Shapiro had had a taste of the food business when he did a business school internship at King’s Hawaiian, a sweet bread company in California. But his passion for entrepreneurship was whetted earlier when he took his first course in the subject at Tufts, and decided to pursue a minor in entrepreneurial leadership. “I loved those classes, from the very first one,” he said. After graduating from Tufts, Shapiro worked for a life sciences consulting firm in Boston’s Back Bay, and then at a Boston digital marketing agency before heading to business school in California.

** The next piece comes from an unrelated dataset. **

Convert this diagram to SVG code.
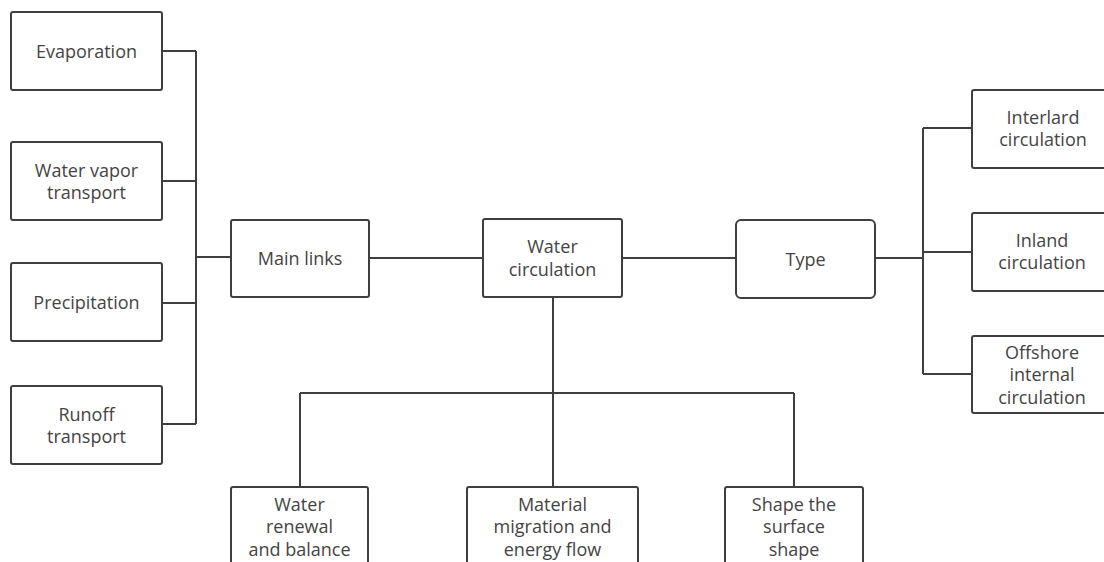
<svg xmlns="http://www.w3.org/2000/svg" width="1104" height="562" viewBox="0 0 1104 562">
<style>
.box{fill:#fff;stroke:#3f3f3f;stroke-width:2}
.lbl{font-family:"Open Sans","Noto Sans",sans-serif;font-size:18px;fill:#444;text-anchor:middle}
.con{fill:none;stroke:#3f3f3f;stroke-width:2}
</style>
<rect width="1104" height="562" fill="#fff"/>
<g id="connectors">
<path class="con" d="M162,51H196M162,181H196M162,303H196M162,424H196M196,51V424M196,257H231"/>
<path class="con" d="M369,258H483M622,258H736M875,258H923M923,128V374M923,128H972M923,252H972M923,374H972"/>
<path class="con" d="M553,297V393M300,393H794M300,393V487M553,393V487M794,393V487"/>
</g>
<g id="evaporation"><rect class="box" x="11" y="12" width="151" height="78" rx="2"/><text class="lbl" x="86.5" y="57.5">Evaporation</text></g>
<g id="water-vapor"><rect class="box" x="11" y="142" width="151" height="78" rx="2"/><text class="lbl" x="86.5" y="176.5">Water vapor</text><text class="lbl" x="86.5" y="199">transport</text></g>
<g id="precipitation"><rect class="box" x="11" y="263" width="151" height="78" rx="2"/><text class="lbl" x="86.5" y="308.5">Precipitation</text></g>
<g id="runoff"><rect class="box" x="11" y="386" width="151" height="78" rx="2"/><text class="lbl" x="86.5" y="420.5">Runoff</text><text class="lbl" x="86.5" y="443">transport</text></g>
<g id="main-links"><rect class="box" x="231" y="220" width="138" height="77" rx="2"/><text class="lbl" x="300" y="264.5">Main links</text></g>
<g id="water-circulation"><rect class="box" x="483" y="219" width="139" height="78" rx="2"/><text class="lbl" x="552.5" y="253">Water</text><text class="lbl" x="552.5" y="275.5">circulation</text></g>
<g id="type"><rect class="box" x="736" y="220" width="139" height="78" rx="5"/><text class="lbl" x="805.5" y="265.5">Type</text></g>
<g id="interlard"><rect class="box" x="972" y="90" width="142" height="78" rx="2"/><text class="lbl" x="1043" y="123.5">Interlard</text><text class="lbl" x="1043" y="146">circulation</text></g>
<g id="inland"><rect class="box" x="972" y="213" width="142" height="78" rx="2"/><text class="lbl" x="1042" y="246.5">Inland</text><text class="lbl" x="1042" y="269">circulation</text></g>
<g id="offshore"><rect class="box" x="972" y="336" width="142" height="77" rx="2"/><text class="lbl" x="1042" y="358.5">Offshore</text><text class="lbl" x="1042" y="381">internal</text><text class="lbl" x="1042" y="403.5">circulation</text></g>
<g id="water-renewal"><rect class="box" x="231" y="487" width="137" height="78" rx="2"/><text class="lbl" x="299.5" y="510.5">Water</text><text class="lbl" x="299.5" y="533">renewal</text><text class="lbl" x="299.5" y="555.5">and balance</text></g>
<g id="material-migration"><rect class="box" x="467" y="487" width="171" height="78" rx="2"/><text class="lbl" x="552.5" y="510.5">Material</text><text class="lbl" x="552.5" y="533">migration and</text><text class="lbl" x="552.5" y="555.5">energy flow</text></g>
<g id="shape-surface"><rect class="box" x="725" y="487" width="138" height="78" rx="2"/><text class="lbl" x="794" y="510.5">Shape the</text><text class="lbl" x="794" y="533">surface</text><text class="lbl" x="794" y="555.5">shape</text></g>
</svg>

No sooner had Shapiro and his partner picked up their first twenty thousand units of Officebites inventory than they came to an unexpected conclusion: they needed to tweak their business model, and rebrand their product.
“We got some nice early support from friends and family,” Shapiro said. “Then we had a meeting with a possible investor, who got us to understand that this was a snack that was more appropriate for a broader audience—not just for offices, and not just as a subscription box business model. We realized there was a lot more potential.”
And so it was back to the drawing board. A new name; new packaging; new distribution channels and suppliers; a new website. (And, unloading the existing inventory.) Shapiro’s partner stepped away from the business earlier this year. But in late March, Youtopia launched with sales on Amazon. Within a month, the first production run had nearly sold out.
The Youtopia line, which is gluten- and GMO-free, comes in five varieties: Espresso Obsesso, Bananas for Chocolate, So Money Honey Mustard, Honey Bee-B-Q, and Cocoa Gone A Lil Loco. They contain a combination of either flavored cookie puffs or fava crisps, along with various nuts, roasted chickpeas, sunflower seeds, and other tidbits.
Shapiro is now preparing for the National Confectioners Association’s big Snacks and Sweets Expo in Chicago in May, as well as starting to engage in discussions with early investors. And, he’s looking at ways to grow Youtopia, including possible retail, vending machine, or food-service distribution. For right now, he said, it’s baby steps—he’s mindful of the words of one of his business advisors: “Fail small, in order to find a win you can scale.”